> WHAT IS ASKED: Leave out the pictures, and retype only the lines from the beginning of the material through the line that contains "5, 11, 14];", including both.

— START OF DATASET CONTENT —

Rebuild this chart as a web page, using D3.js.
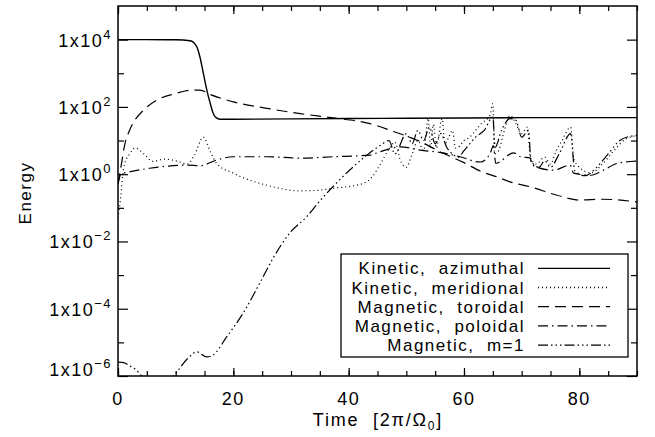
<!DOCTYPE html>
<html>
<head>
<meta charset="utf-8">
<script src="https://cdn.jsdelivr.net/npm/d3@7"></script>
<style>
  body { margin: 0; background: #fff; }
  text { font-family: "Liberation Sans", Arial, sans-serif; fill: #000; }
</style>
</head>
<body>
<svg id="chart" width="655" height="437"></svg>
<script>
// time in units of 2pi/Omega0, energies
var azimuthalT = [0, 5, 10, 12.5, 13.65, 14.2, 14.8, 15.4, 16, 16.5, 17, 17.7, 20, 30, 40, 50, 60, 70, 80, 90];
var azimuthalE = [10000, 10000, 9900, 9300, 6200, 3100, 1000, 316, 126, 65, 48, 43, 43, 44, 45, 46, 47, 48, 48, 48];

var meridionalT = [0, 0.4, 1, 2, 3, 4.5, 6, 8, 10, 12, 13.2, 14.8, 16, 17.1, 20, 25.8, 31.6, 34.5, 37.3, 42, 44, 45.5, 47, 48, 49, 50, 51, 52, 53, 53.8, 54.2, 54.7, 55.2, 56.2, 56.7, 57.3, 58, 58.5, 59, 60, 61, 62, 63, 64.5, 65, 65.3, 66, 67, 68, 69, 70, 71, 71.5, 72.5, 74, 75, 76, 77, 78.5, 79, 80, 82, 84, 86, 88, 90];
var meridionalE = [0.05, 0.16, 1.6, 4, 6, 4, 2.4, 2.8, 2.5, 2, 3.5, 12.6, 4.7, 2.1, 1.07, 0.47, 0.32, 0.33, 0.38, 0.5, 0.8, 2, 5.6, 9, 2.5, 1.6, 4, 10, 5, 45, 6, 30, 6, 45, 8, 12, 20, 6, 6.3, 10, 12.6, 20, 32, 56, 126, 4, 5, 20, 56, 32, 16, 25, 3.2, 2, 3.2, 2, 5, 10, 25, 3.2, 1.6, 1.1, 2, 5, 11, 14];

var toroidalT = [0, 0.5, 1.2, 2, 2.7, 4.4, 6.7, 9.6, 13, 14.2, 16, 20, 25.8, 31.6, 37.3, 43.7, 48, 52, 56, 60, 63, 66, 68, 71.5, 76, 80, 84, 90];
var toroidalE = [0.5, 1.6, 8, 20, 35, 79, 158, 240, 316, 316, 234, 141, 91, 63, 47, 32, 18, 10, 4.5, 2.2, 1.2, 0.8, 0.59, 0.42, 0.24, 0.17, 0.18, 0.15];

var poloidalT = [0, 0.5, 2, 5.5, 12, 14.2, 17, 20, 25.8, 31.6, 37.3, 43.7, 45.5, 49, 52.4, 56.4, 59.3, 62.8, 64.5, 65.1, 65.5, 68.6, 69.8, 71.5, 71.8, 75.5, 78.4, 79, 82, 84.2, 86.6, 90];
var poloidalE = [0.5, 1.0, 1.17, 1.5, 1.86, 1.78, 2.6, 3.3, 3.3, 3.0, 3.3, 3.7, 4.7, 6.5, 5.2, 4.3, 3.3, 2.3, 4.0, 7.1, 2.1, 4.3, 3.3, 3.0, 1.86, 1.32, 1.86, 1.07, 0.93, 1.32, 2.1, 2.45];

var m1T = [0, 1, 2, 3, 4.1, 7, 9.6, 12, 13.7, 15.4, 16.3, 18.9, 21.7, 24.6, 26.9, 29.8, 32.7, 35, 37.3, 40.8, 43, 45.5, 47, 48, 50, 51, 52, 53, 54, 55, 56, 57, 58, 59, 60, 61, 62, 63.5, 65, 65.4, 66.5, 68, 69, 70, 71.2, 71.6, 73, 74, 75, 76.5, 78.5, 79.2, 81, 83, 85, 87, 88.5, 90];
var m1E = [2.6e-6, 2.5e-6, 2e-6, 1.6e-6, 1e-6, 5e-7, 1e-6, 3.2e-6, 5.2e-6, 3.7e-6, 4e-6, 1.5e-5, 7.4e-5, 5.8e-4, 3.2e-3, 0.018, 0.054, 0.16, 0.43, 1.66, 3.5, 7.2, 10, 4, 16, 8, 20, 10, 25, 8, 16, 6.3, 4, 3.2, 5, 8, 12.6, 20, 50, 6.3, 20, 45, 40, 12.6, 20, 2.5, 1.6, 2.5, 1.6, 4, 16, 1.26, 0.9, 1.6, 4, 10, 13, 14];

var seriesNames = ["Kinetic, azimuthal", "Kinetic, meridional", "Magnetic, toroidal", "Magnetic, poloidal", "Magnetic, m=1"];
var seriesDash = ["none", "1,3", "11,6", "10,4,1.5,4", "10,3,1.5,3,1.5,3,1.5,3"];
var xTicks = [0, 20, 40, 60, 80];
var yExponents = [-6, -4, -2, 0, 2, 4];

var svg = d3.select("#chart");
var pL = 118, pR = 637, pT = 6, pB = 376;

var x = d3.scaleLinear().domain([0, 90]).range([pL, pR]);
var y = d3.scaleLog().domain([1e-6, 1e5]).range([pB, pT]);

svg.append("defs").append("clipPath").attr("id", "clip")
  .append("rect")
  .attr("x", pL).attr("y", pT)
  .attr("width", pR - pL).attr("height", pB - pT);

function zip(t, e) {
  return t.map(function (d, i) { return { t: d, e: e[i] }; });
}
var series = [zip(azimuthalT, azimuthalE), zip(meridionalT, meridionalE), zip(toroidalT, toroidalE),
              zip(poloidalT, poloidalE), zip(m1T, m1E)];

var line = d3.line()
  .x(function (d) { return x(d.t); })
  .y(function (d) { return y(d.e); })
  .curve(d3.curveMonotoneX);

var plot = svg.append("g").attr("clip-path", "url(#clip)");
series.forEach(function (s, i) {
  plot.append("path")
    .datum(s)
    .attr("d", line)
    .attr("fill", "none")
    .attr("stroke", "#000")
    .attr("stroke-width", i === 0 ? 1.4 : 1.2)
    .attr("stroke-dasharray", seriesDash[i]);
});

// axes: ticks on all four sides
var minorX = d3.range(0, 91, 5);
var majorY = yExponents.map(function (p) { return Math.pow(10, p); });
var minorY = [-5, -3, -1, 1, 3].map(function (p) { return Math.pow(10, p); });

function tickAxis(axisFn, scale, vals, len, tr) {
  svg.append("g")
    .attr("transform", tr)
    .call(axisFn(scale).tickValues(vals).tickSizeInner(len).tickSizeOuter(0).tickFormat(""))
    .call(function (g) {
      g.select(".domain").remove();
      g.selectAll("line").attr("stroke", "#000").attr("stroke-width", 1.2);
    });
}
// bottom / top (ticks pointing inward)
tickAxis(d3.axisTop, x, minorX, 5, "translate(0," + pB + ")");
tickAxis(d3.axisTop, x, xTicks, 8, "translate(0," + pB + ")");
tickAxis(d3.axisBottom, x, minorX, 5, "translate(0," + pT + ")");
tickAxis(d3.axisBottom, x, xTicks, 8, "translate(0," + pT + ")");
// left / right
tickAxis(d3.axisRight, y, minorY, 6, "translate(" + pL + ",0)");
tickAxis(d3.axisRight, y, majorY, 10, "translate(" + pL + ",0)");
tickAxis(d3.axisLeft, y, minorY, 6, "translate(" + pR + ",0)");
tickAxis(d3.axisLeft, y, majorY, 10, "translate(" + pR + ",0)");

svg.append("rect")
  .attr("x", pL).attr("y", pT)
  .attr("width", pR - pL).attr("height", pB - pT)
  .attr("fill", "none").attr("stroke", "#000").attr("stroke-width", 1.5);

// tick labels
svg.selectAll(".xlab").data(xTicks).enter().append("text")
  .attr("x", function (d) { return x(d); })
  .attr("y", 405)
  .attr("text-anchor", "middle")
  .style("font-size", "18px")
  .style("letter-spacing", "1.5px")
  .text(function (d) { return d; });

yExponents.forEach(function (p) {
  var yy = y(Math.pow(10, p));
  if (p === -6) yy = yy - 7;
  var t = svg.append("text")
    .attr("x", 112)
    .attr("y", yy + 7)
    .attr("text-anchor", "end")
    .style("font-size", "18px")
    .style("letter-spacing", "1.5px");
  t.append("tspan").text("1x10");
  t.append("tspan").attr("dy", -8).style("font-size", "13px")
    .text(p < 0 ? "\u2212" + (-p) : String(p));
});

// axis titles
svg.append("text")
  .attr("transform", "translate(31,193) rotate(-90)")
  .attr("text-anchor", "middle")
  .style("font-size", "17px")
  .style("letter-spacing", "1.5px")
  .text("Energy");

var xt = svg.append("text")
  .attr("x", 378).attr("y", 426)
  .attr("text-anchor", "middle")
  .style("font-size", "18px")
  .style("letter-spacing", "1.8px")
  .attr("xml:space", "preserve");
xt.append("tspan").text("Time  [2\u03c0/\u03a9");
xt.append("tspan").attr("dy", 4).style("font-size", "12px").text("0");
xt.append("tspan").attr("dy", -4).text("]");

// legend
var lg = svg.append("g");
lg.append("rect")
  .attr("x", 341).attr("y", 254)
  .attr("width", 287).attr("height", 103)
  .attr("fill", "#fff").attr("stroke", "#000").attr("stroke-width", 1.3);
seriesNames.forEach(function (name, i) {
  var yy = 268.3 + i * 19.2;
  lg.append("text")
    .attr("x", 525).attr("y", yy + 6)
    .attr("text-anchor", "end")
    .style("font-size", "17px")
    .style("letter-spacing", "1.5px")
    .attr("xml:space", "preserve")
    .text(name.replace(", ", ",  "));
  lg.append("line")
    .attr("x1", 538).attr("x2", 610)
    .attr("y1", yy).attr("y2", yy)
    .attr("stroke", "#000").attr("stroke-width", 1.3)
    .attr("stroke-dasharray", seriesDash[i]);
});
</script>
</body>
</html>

— END OF DATASET CONTENT —

> COMPLETE RESPONSE:
Rebuild this chart as a web page, using D3.js.
<!DOCTYPE html>
<html>
<head>
<meta charset="utf-8">
<script src="https://cdn.jsdelivr.net/npm/d3@7"></script>
<style>
  body { margin: 0; background: #fff; }
  text { font-family: "Liberation Sans", Arial, sans-serif; fill: #000; }
</style>
</head>
<body>
<svg id="chart" width="655" height="437"></svg>
<script>
// time in units of 2pi/Omega0, energies
var azimuthalT = [0, 5, 10, 12.5, 13.65, 14.2, 14.8, 15.4, 16, 16.5, 17, 17.7, 20, 30, 40, 50, 60, 70, 80, 90];
var azimuthalE = [10000, 10000, 9900, 9300, 6200, 3100, 1000, 316, 126, 65, 48, 43, 43, 44, 45, 46, 47, 48, 48, 48];

var meridionalT = [0, 0.4, 1, 2, 3, 4.5, 6, 8, 10, 12, 13.2, 14.8, 16, 17.1, 20, 25.8, 31.6, 34.5, 37.3, 42, 44, 45.5, 47, 48, 49, 50, 51, 52, 53, 53.8, 54.2, 54.7, 55.2, 56.2, 56.7, 57.3, 58, 58.5, 59, 60, 61, 62, 63, 64.5, 65, 65.3, 66, 67, 68, 69, 70, 71, 71.5, 72.5, 74, 75, 76, 77, 78.5, 79, 80, 82, 84, 86, 88, 90];
var meridionalE = [0.05, 0.16, 1.6, 4, 6, 4, 2.4, 2.8, 2.5, 2, 3.5, 12.6, 4.7, 2.1, 1.07, 0.47, 0.32, 0.33, 0.38, 0.5, 0.8, 2, 5.6, 9, 2.5, 1.6, 4, 10, 5, 45, 6, 30, 6, 45, 8, 12, 20, 6, 6.3, 10, 12.6, 20, 32, 56, 126, 4, 5, 20, 56, 32, 16, 25, 3.2, 2, 3.2, 2, 5, 10, 25, 3.2, 1.6, 1.1, 2, 5, 11, 14];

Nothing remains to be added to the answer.